How I’m moving forward

The legal proceedings around FTX and SBF will continue, much of it in public and reported on by the press, and the story will come out. The fact finding that happens in big bankruptcies like this is imperfect, of course, but it’s the system we have for a reason. All of this will happen more slowly than we’d like, but it’ll happen. I’ll be watching and reading along with everyone else while I work with my new friends and collaborators to find alternate funding for the projects I’ve been helping with that were funded by (or about to be funded by) FTX Future Fund money. And I’ll be thinking about ways the EA community can prevent something like this from happening again or at least limit the harm if it does.

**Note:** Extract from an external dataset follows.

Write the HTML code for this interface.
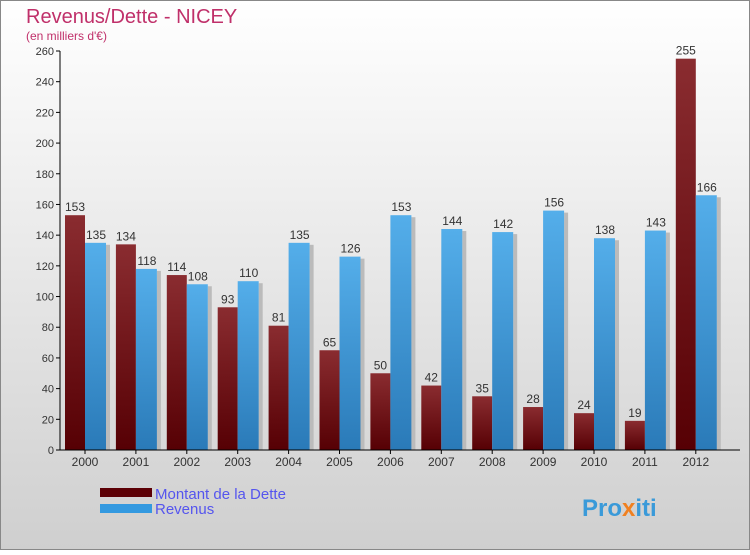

In the meantime, the only inference I’m drawing from the relative silence of public figure EAs and the big EA institutions is that they are receiving sound legal advice not to comment and are following it, as they should. I suspect many are as frustrated by receiving and following this advice themselves as others are by the resulting silence. It sucks, but that’s where we are.

[1] “Discovery” refers to the process by which lawyers for parties to litigation use court processes to gain access to relevant documents and testimony, including emails, chats, texts, and anything else that is relevant to the litigation, using the power of the court to compel production of any information not provided voluntarily.